- [TASK OBJECTIVE]: Write out the full listing exactly as given, minus the images.

=-=-=

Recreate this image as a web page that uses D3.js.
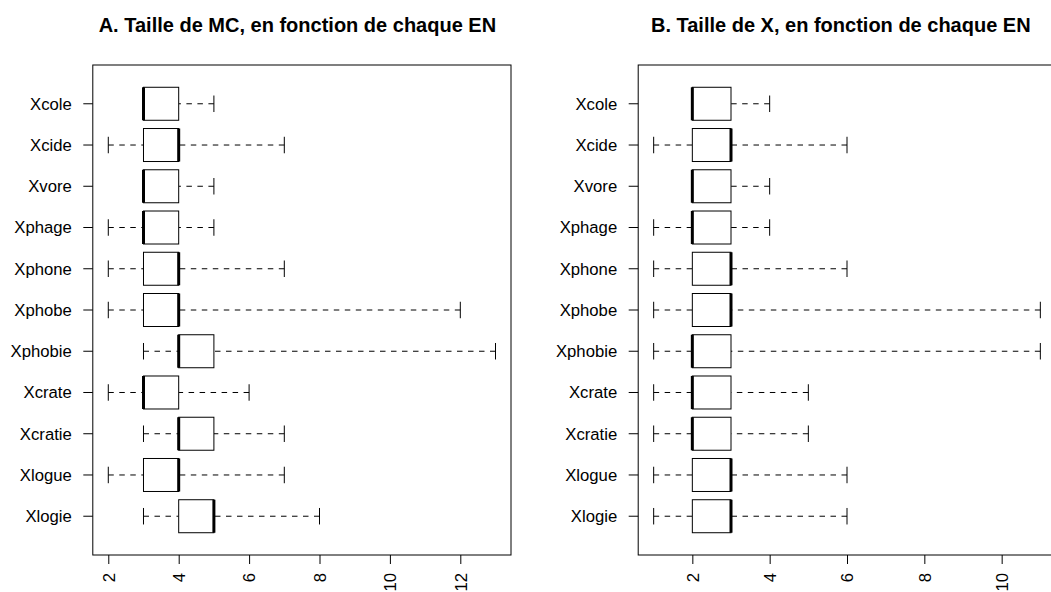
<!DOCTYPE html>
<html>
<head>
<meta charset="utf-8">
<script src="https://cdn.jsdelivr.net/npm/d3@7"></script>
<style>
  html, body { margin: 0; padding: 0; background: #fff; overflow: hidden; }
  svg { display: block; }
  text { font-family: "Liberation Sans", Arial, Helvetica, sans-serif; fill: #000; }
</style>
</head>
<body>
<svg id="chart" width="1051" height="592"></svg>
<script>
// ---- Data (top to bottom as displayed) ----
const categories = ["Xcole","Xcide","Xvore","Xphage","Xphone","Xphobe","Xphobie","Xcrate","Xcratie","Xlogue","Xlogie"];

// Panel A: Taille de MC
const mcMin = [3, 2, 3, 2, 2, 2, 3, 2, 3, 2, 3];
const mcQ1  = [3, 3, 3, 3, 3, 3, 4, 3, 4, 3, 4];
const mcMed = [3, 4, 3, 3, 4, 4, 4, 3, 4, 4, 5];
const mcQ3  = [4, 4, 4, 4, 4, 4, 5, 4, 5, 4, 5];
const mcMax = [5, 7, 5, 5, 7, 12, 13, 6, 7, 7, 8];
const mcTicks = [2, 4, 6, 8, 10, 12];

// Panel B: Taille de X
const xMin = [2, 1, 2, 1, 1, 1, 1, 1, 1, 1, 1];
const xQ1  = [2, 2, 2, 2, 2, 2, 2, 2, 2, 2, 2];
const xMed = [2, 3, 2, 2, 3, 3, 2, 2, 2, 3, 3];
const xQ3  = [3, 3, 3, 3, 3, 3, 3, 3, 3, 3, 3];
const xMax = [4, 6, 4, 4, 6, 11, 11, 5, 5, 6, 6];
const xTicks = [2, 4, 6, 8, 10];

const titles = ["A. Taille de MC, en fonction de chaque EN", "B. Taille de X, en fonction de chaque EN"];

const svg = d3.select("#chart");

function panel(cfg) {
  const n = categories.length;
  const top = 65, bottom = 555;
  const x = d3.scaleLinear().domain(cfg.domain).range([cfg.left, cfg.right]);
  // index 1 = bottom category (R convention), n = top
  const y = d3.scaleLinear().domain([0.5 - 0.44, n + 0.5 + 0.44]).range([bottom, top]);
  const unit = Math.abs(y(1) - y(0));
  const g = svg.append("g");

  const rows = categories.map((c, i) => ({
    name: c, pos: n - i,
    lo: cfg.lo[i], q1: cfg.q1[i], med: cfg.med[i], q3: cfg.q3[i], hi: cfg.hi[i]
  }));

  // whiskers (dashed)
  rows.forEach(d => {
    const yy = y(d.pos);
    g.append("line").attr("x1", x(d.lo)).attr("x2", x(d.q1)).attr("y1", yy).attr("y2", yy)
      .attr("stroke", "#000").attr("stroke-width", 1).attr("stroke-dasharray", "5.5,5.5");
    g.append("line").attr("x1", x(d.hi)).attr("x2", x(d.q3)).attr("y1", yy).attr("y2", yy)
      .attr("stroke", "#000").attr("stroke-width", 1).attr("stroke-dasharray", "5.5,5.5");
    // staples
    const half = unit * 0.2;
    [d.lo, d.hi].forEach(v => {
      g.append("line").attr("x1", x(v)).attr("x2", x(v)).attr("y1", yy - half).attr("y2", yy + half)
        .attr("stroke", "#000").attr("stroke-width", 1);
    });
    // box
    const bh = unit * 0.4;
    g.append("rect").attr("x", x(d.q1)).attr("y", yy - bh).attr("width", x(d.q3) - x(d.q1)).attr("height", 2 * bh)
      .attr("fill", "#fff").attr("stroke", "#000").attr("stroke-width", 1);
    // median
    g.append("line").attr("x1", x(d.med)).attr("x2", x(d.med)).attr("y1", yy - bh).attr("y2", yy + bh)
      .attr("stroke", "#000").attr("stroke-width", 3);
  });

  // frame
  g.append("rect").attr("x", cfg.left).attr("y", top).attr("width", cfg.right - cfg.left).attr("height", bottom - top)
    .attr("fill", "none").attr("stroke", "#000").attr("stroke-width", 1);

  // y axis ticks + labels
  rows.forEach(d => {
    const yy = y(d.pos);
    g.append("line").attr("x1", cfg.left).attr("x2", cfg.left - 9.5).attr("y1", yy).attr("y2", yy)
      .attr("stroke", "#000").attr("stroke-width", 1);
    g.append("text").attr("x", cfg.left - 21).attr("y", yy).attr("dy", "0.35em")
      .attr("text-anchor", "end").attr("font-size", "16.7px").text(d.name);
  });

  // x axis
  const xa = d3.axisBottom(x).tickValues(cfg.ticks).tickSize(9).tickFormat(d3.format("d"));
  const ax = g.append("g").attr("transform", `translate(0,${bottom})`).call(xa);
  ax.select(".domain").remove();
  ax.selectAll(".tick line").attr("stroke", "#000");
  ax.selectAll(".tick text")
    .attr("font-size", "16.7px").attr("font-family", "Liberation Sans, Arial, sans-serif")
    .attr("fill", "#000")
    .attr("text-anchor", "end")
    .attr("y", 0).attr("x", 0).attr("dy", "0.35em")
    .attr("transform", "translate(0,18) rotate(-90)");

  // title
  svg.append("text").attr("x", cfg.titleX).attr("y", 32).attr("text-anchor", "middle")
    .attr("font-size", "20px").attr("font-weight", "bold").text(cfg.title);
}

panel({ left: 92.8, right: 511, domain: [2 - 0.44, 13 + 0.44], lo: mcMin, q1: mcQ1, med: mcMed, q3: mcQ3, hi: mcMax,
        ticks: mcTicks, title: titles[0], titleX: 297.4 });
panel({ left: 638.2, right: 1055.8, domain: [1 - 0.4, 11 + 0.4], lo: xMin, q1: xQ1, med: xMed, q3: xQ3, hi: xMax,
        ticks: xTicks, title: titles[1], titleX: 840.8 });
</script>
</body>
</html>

=-=-=

- [RESULT OF THIS EXERCISE]:
Recreate this image as a web page that uses D3.js.
<!DOCTYPE html>
<html>
<head>
<meta charset="utf-8">
<script src="https://cdn.jsdelivr.net/npm/d3@7"></script>
<style>
  html, body { margin: 0; padding: 0; background: #fff; overflow: hidden; }
  svg { display: block; }
  text { font-family: "Liberation Sans", Arial, Helvetica, sans-serif; fill: #000; }
</style>
</head>
<body>
<svg id="chart" width="1051" height="592"></svg>
<script>
// ---- Data (top to bottom as displayed) ----
const categories = ["Xcole","Xcide","Xvore","Xphage","Xphone","Xphobe","Xphobie","Xcrate","Xcratie","Xlogue","Xlogie"];

// Panel A: Taille de MC
const mcMin = [3, 2, 3, 2, 2, 2, 3, 2, 3, 2, 3];
const mcQ1  = [3, 3, 3, 3, 3, 3, 4, 3, 4, 3, 4];
const mcMed = [3, 4, 3, 3, 4, 4, 4, 3, 4, 4, 5];
const mcQ3  = [4, 4, 4, 4, 4, 4, 5, 4, 5, 4, 5];
const mcMax = [5, 7, 5, 5, 7, 12, 13, 6, 7, 7, 8];
const mcTicks = [2, 4, 6, 8, 10, 12];

// Panel B: Taille de X
const xMin = [2, 1, 2, 1, 1, 1, 1, 1, 1, 1, 1];
const xQ1  = [2, 2, 2, 2, 2, 2, 2, 2, 2, 2, 2];
const xMed = [2, 3, 2, 2, 3, 3, 2, 2, 2, 3, 3];
const xQ3  = [3, 3, 3, 3, 3, 3, 3, 3, 3, 3, 3];
const xMax = [4, 6, 4, 4, 6, 11, 11, 5, 5, 6, 6];
const xTicks = [2, 4, 6, 8, 10];

const titles = ["A. Taille de MC, en fonction de chaque EN", "B. Taille de X, en fonction de chaque EN"];

const svg = d3.select("#chart");

function panel(cfg) {
  const n = categories.length;
  const top = 65, bottom = 555;
  const x = d3.scaleLinear().domain(cfg.domain).range([cfg.left, cfg.right]);
  // index 1 = bottom category (R convention), n = top
  const y = d3.scaleLinear().domain([0.5 - 0.44, n + 0.5 + 0.44]).range([bottom, top]);
  const unit = Math.abs(y(1) - y(0));
  const g = svg.append("g");

  const rows = categories.map((c, i) => ({
    name: c, pos: n - i,
    lo: cfg.lo[i], q1: cfg.q1[i], med: cfg.med[i], q3: cfg.q3[i], hi: cfg.hi[i]
  }));

  // whiskers (dashed)
  rows.forEach(d => {
    const yy = y(d.pos);
    g.append("line").attr("x1", x(d.lo)).attr("x2", x(d.q1)).attr("y1", yy).attr("y2", yy)
      .attr("stroke", "#000").attr("stroke-width", 1).attr("stroke-dasharray", "5.5,5.5");
    g.append("line").attr("x1", x(d.hi)).attr("x2", x(d.q3)).attr("y1", yy).attr("y2", yy)
      .attr("stroke", "#000").attr("stroke-width", 1).attr("stroke-dasharray", "5.5,5.5");
    // staples
    const half = unit * 0.2;
    [d.lo, d.hi].forEach(v => {
      g.append("line").attr("x1", x(v)).attr("x2", x(v)).attr("y1", yy - half).attr("y2", yy + half)
        .attr("stroke", "#000").attr("stroke-width", 1);
    });
    // box
    const bh = unit * 0.4;
    g.append("rect").attr("x", x(d.q1)).attr("y", yy - bh).attr("width", x(d.q3) - x(d.q1)).attr("height", 2 * bh)
      .attr("fill", "#fff").attr("stroke", "#000").attr("stroke-width", 1);
    // median
    g.append("line").attr("x1", x(d.med)).attr("x2", x(d.med)).attr("y1", yy - bh).attr("y2", yy + bh)
      .attr("stroke", "#000").attr("stroke-width", 3);
  });

  // frame
  g.append("rect").attr("x", cfg.left).attr("y", top).attr("width", cfg.right - cfg.left).attr("height", bottom - top)
    .attr("fill", "none").attr("stroke", "#000").attr("stroke-width", 1);

  // y axis ticks + labels
  rows.forEach(d => {
    const yy = y(d.pos);
    g.append("line").attr("x1", cfg.left).attr("x2", cfg.left - 9.5).attr("y1", yy).attr("y2", yy)
      .attr("stroke", "#000").attr("stroke-width", 1);
    g.append("text").attr("x", cfg.left - 21).attr("y", yy).attr("dy", "0.35em")
      .attr("text-anchor", "end").attr("font-size", "16.7px").text(d.name);
  });

  // x axis
  const xa = d3.axisBottom(x).tickValues(cfg.ticks).tickSize(9).tickFormat(d3.format("d"));
  const ax = g.append("g").attr("transform", `translate(0,${bottom})`).call(xa);
  ax.select(".domain").remove();
  ax.selectAll(".tick line").attr("stroke", "#000");
  ax.selectAll(".tick text")
    .attr("font-size", "16.7px").attr("font-family", "Liberation Sans, Arial, sans-serif")
    .attr("fill", "#000")
    .attr("text-anchor", "end")
    .attr("y", 0).attr("x", 0).attr("dy", "0.35em")
    .attr("transform", "translate(0,18) rotate(-90)");

  // title
  svg.append("text").attr("x", cfg.titleX).attr("y", 32).attr("text-anchor", "middle")
    .attr("font-size", "20px").attr("font-weight", "bold").text(cfg.title);
}

panel({ left: 92.8, right: 511, domain: [2 - 0.44, 13 + 0.44], lo: mcMin, q1: mcQ1, med: mcMed, q3: mcQ3, hi: mcMax,
        ticks: mcTicks, title: titles[0], titleX: 297.4 });
panel({ left: 638.2, right: 1055.8, domain: [1 - 0.4, 11 + 0.4], lo: xMin, q1: xQ1, med: xMed, q3: xQ3, hi: xMax,
        ticks: xTicks, title: titles[1], titleX: 840.8 });
</script>
</body>
</html>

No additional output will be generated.